> _Given exercise_
Leave the pictures out and retype the lines from the beginning through the line with "const massTickExp = [0, 1, 2, 3, 4, 5]", both ends included.

> _Supplied material_
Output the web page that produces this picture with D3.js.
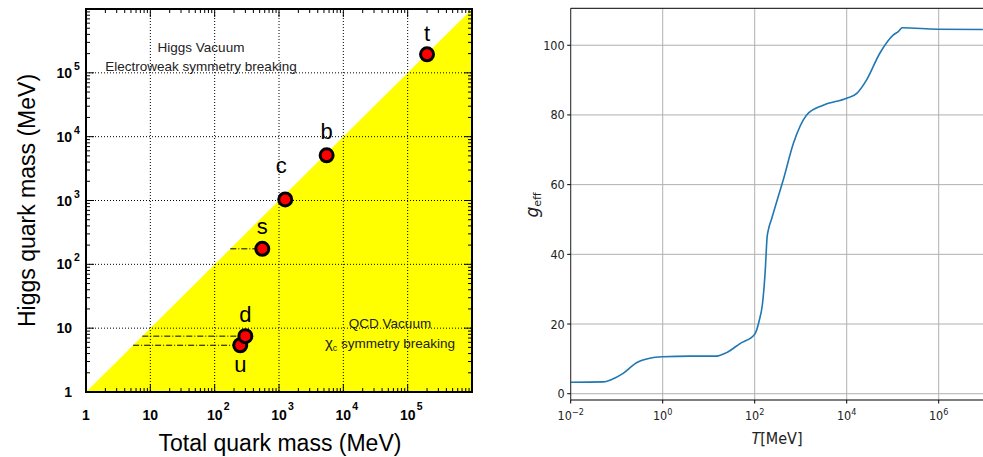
<!DOCTYPE html>
<html>
<head>
<meta charset="utf-8">
<script src="https://cdn.jsdelivr.net/npm/d3@7"></script>
<style>
  body { margin: 0; background: #fff; }
  svg { display: block; }
</style>
</head>
<body>
<div id="chart"></div>
<script>
// Left panel: quark masses (MeV)
const quarks = ["u", "d", "s", "c", "b", "t"]
const totalMass = [250, 300, 550, 1250, 5500, 200000]
const higgsMass = [5.4, 7.5, 175, 1040, 5100, 195000]
const massTickExp = [0, 1, 2, 3, 4, 5]

// Right panel: g_eff vs temperature (log10 T in MeV)
const logT = [-2, -1.29, -1.11, -0.86, -0.57, -0.28, 0, 0.59, 1.17, 1.39, 1.68, 2.0, 2.1, 2.17,
  2.23, 2.27, 2.297, 2.37, 2.51, 2.62, 2.84, 3.13, 3.49, 4.0, 4.22, 4.43, 4.72, 5.01, 5.12,
  5.21, 5.96, 6.96]
const gEff = [3.3, 3.4, 4.1, 5.85, 8.9, 10.2, 10.6, 10.8, 10.8, 11.8, 14.4, 17.1, 21.1, 25.9,
  35.5, 45, 47, 50.3, 56.5, 61.3, 71.8, 80, 82.8, 84.8, 86.2, 90, 97.7, 102.9, 103.9,
  105.0, 104.6, 104.5]
const tempTickExp = [-2, 0, 2, 4, 6]
const gTicks = [0, 20, 40, 60, 80, 100]

const width = 983
const height = 457

const svg = d3.select("#chart").append("svg")
  .attr("width", width)
  .attr("height", height)

// ---------- left panel ----------
const L = { left: 86, right: 472, top: 9, bottom: 392 }
const x = d3.scaleLog().domain([1, 1e6]).range([L.left, L.right])
const y = d3.scaleLog().domain([1, 1e6]).range([L.bottom, L.top])

const left = svg.append("g")
const labelFont = "'Liberation Sans', Arial, sans-serif"

// yellow region below the diagonal
left.append("path")
  .attr("d", d3.line()([[x(1), y(1)], [x(1e6), y(1e6)], [x(1e6), y(1)]]) + "Z")
  .attr("fill", "#ffff00")

// dotted grid
const gridVals = massTickExp.slice(1).map(e => Math.pow(10, e))
left.append("g").selectAll("line").data(gridVals).enter().append("line")
  .attr("x1", d => x(d)).attr("x2", d => x(d))
  .attr("y1", L.top).attr("y2", L.bottom)
  .attr("stroke", "#000").attr("stroke-width", 1).attr("stroke-dasharray", "1,2")
left.append("g").selectAll("line").data(gridVals).enter().append("line")
  .attr("y1", d => y(d)).attr("y2", d => y(d))
  .attr("x1", L.left).attr("x2", L.right)
  .attr("stroke", "#000").attr("stroke-width", 1).attr("stroke-dasharray", "1,2")

// ticks, inward on all four sides
const minor = []
for (let e = 0; e < 6; e++) for (let k = 2; k <= 9; k++) minor.push(k * Math.pow(10, e))
const major = d3.range(0, 7).map(e => Math.pow(10, e))
const tickG = left.append("g").attr("stroke", "#000").attr("stroke-width", 1)
function addTicks(vals, len) {
  vals.forEach(v => {
    tickG.append("line").attr("x1", x(v)).attr("x2", x(v)).attr("y1", L.bottom).attr("y2", L.bottom - len)
    tickG.append("line").attr("x1", x(v)).attr("x2", x(v)).attr("y1", L.top).attr("y2", L.top + len)
    tickG.append("line").attr("y1", y(v)).attr("y2", y(v)).attr("x1", L.left).attr("x2", L.left + len)
    tickG.append("line").attr("y1", y(v)).attr("y2", y(v)).attr("x1", L.right).attr("x2", L.right - len)
  })
}
addTicks(minor, 4)
addTicks(major, 8)

// dash-dot lines from the diagonal to each point
left.append("g").selectAll("line").data(quarks).enter().append("line")
  .attr("x1", (d, i) => x(higgsMass[i])).attr("x2", (d, i) => x(totalMass[i]))
  .attr("y1", (d, i) => y(higgsMass[i])).attr("y2", (d, i) => y(higgsMass[i]))
  .attr("stroke", "#000").attr("stroke-width", 1).attr("stroke-dasharray", "6,2,1,2")

// frame
left.append("rect")
  .attr("x", L.left).attr("y", L.top)
  .attr("width", L.right - L.left).attr("height", L.bottom - L.top)
  .attr("fill", "none").attr("stroke", "#000").attr("stroke-width", 2)

// tick labels
function powLabel(g, e, px, py, anchor, supDx, supDy) {
  g.append("text")
    .attr("x", px).attr("y", py)
    .attr("text-anchor", anchor)
    .attr("font-family", labelFont).attr("font-weight", "bold").attr("font-size", 14)
    .text(e === 0 ? "1" : "10")
  if (e > 1) {
    g.append("text")
      .attr("x", px + supDx).attr("y", py + supDy)
      .attr("font-family", labelFont).attr("font-weight", "bold").attr("font-size", 10.5)
      .text(e)
  }
}
massTickExp.forEach(e => {
  const v = Math.pow(10, e)
  powLabel(left, e, x(v), 420, "middle", 9, -10)
  powLabel(left, e, 72, y(v) + 5, "end", 2, -8)
})

// axis titles
left.append("text")
  .attr("x", 280).attr("y", 451)
  .attr("text-anchor", "middle")
  .attr("font-family", labelFont).attr("font-size", 23)
  .text("Total quark mass (MeV)")
left.append("text")
  .attr("transform", "translate(35," + ((L.top + L.bottom) / 2) + ") rotate(-90)")
  .attr("text-anchor", "middle")
  .attr("font-family", labelFont).attr("font-size", 23)
  .text("Higgs quark mass (MeV)")

// region annotations
function note(txt, px, py) {
  return left.append("text").attr("x", px).attr("y", py)
    .attr("text-anchor", "middle")
    .attr("font-family", labelFont).attr("font-size", 13.5)
    .attr("fill", "#222")
    .text(txt)
}
note("Higgs Vacuum", 201, 52)
note("Electroweak symmetry breaking", 201, 71)
note("QCD Vacuum", 390, 328)
const chi = note("", 390, 348)
chi.append("tspan").attr("font-size", 15).text("\u03c7")
chi.append("tspan").attr("font-size", 9).attr("dy", 3).text("c")
chi.append("tspan").attr("dy", -3).text(" symmetry breaking")

// points
left.append("g").selectAll("circle").data(quarks).enter().append("circle")
  .attr("cx", (d, i) => x(totalMass[i]))
  .attr("cy", (d, i) => y(higgsMass[i]))
  .attr("r", 6.5)
  .attr("fill", "#ff0000").attr("stroke", "#000").attr("stroke-width", 3)

// quark labels
const labelShift = { u: [0, 27], d: [0, -14], s: [0, -15], c: [-4, -26], b: [0, -16], t: [0, -13] }
left.append("g").selectAll("text").data(quarks).enter().append("text")
  .attr("x", (d, i) => x(totalMass[i]) + labelShift[d][0])
  .attr("y", (d, i) => y(higgsMass[i]) + labelShift[d][1])
  .attr("text-anchor", "middle")
  .attr("font-family", labelFont).attr("font-size", 22)
  .text(d => d)

// ---------- right panel ----------
const R = { left: 570.7, top: 8.3, bottom: 400 }
const xr = d3.scaleLog().domain([1e-2, 1e7]).range([R.left, R.left + 46 * 9])
const yr = d3.scaleLinear().domain([-1.8, 110.6]).range([R.bottom, R.top])
const right = svg.append("g")
const condFont = "'DejaVu Sans Condensed', 'DejaVu Sans', sans-serif"

const tempTicks = tempTickExp.map(e => Math.pow(10, e))
right.append("g").selectAll("line").data(tempTicks).enter().append("line")
  .attr("x1", d => xr(d)).attr("x2", d => xr(d))
  .attr("y1", R.top).attr("y2", R.bottom)
  .attr("stroke", "#b0b0b0").attr("stroke-width", 1)
right.append("g").selectAll("line").data(gTicks).enter().append("line")
  .attr("y1", d => yr(d)).attr("y2", d => yr(d))
  .attr("x1", R.left).attr("x2", width)
  .attr("stroke", "#b0b0b0").attr("stroke-width", 1)

const line = d3.line()
  .x((d, i) => xr(Math.pow(10, logT[i])))
  .y(d => yr(d))
  .curve(d3.curveMonotoneX)
right.append("path")
  .datum(gEff)
  .attr("d", line)
  .attr("fill", "none").attr("stroke", "#1f77b4").attr("stroke-width", 1.6)

// spines
right.append("line").attr("x1", R.left).attr("x2", R.left).attr("y1", R.top).attr("y2", R.bottom)
  .attr("stroke", "#333").attr("stroke-width", 1)
right.append("line").attr("x1", R.left).attr("x2", width).attr("y1", R.bottom).attr("y2", R.bottom)
  .attr("stroke", "#000").attr("stroke-width", 1)
right.append("line").attr("x1", R.left).attr("x2", width).attr("y1", R.top).attr("y2", R.top)
  .attr("stroke", "#000").attr("stroke-width", 1)

// ticks and labels
gTicks.forEach(v => {
  right.append("line").attr("x1", R.left - 3.5).attr("x2", R.left).attr("y1", yr(v)).attr("y2", yr(v))
    .attr("stroke", "#000")
  right.append("text").attr("x", R.left - 6).attr("y", yr(v) + 4.5)
    .attr("text-anchor", "end")
    .attr("font-family", condFont).attr("font-size", 12.5).attr("fill", "#222")
    .text(v)
})
tempTickExp.forEach(e => {
  const px = xr(Math.pow(10, e))
  right.append("line").attr("x1", px).attr("x2", px).attr("y1", R.bottom).attr("y2", R.bottom + 3.5)
    .attr("stroke", "#000")
  const t = right.append("text").attr("x", px).attr("y", 420)
    .attr("text-anchor", "middle")
    .attr("font-family", condFont).attr("font-size", 12.5).attr("fill", "#222")
  t.append("tspan").text("10")
  t.append("tspan").attr("dy", -5).attr("font-size", 9).text(e < 0 ? "\u2212" + (-e) : e)
})

// axis titles
const tl = right.append("text").attr("x", 777).attr("y", 444)
  .attr("text-anchor", "middle")
  .attr("font-family", condFont).attr("font-size", 16).attr("fill", "#222")
tl.append("tspan").attr("font-style", "italic").text("T")
tl.append("tspan").text("[MeV]")

const gl = right.append("text")
  .attr("transform", "translate(538,205) rotate(-90)")
  .attr("text-anchor", "middle")
  .attr("font-family", "'DejaVu Sans', sans-serif").attr("fill", "#222")
gl.append("tspan").attr("font-style", "italic").attr("font-size", 17).text("g")
gl.append("tspan").attr("font-size", 11).attr("dy", 3).text("eff")
</script>
</body>
</html>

> _Output of the exercise_
Output the web page that produces this picture with D3.js.
<!DOCTYPE html>
<html>
<head>
<meta charset="utf-8">
<script src="https://cdn.jsdelivr.net/npm/d3@7"></script>
<style>
  body { margin: 0; background: #fff; }
  svg { display: block; }
</style>
</head>
<body>
<div id="chart"></div>
<script>
// Left panel: quark masses (MeV)
const quarks = ["u", "d", "s", "c", "b", "t"]
const totalMass = [250, 300, 550, 1250, 5500, 200000]
const higgsMass = [5.4, 7.5, 175, 1040, 5100, 195000]
const massTickExp = [0, 1, 2, 3, 4, 5]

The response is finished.